Maria didn’t know what her rights were—or even if she had any at all—so she had gathered up her possessions and moved in with a friend in one of the dreary apartment blocks on the edge of Bratislava. At my urging, she went to see a lawyer, who laughed and said he had seen much worse cases. Nevertheless, he agreed to help her, for a stiff fee.
Meanwhile, an executive from a Belgian manufacturing firm was pestering Maria to quit her job at the tourist office and go to work as the company’s representative in Slovakia. She was sorely tempted. While a lot of former Communists were becoming wealthy by using their connections to buy up Bratislava’s shops and businesses, three years after the revolution Maria was still making only about $100 per month—just slightly more than her salary under the ancien regime. The Belgian was offering her four times that. It was a pitiful sum by Western standards, but it could make a big difference in Maria’s life. Yet if she gave up her job and later things didn’t work out with her new boss, she would join the ranks of the half-million Slovaks already thrown out of work by the closing of unprofitable factories and businesses.
Despite her troubles, Maria was still able to laugh and have a good time. She had been a free spirit under Communism, and she was determined to remain so under the capitalists. “If things get too bad, at least I am free to kill myself,” she said gaily.
We made our customary rounds of Bratislava’s cafes and restaurants, which had much improved with the free market. One night we went to an excellent new Italian restaurant, where, Maria told me in shocked tones, you actually had to make a reservation to get in.
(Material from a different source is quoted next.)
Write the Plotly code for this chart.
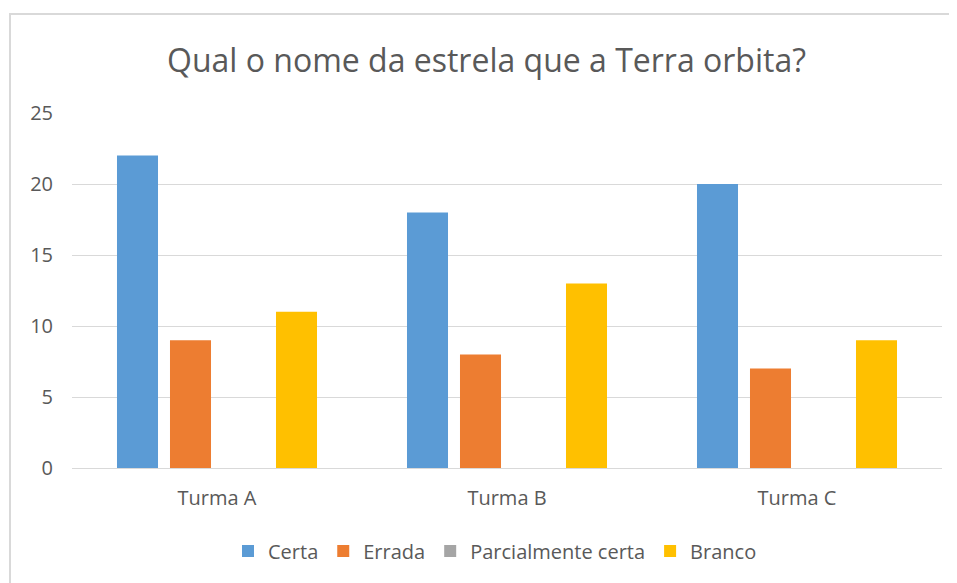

On my last evening in the city, I took Maria to see a local production of “Death of a Salesman.” It was in Slovak, but as she knew the language and I knew the play, we were both able to make sense of it. Arthur Miller’s fable about Willy Loman, the traveling salesman to buys into the American dream only to be tossed onto the rubbish heap, is such a chestnut of the American theater that I was a little taken aback by the audience’s reaction. Long before the final curtain, a lot of people had begun to cry, and when Willy’s wife uttered the play’s final lines at her husband’s funeral—”We’re free, we’re free, we’re free”—someone in the front row broke into loud sobs.
As we left the theater, Maria took my arm. “If I take this job with the Belgian, do you think I could end up like Willy Loman?” she asked. She was smiling, but her eyes were serious.
“No, Maria,” I said, smiling back at her. “Not you.”
Note: I never saw Maria after that last visit, although we wrote each other (in French) for several years afterwards. She told me to use her parents’ address in Piest’any as they would always know where she was. I never got an answer to my last two letters, so I don’t know what happened to Maria, who would be about 57 years old now. But I have never stopped thinking about her.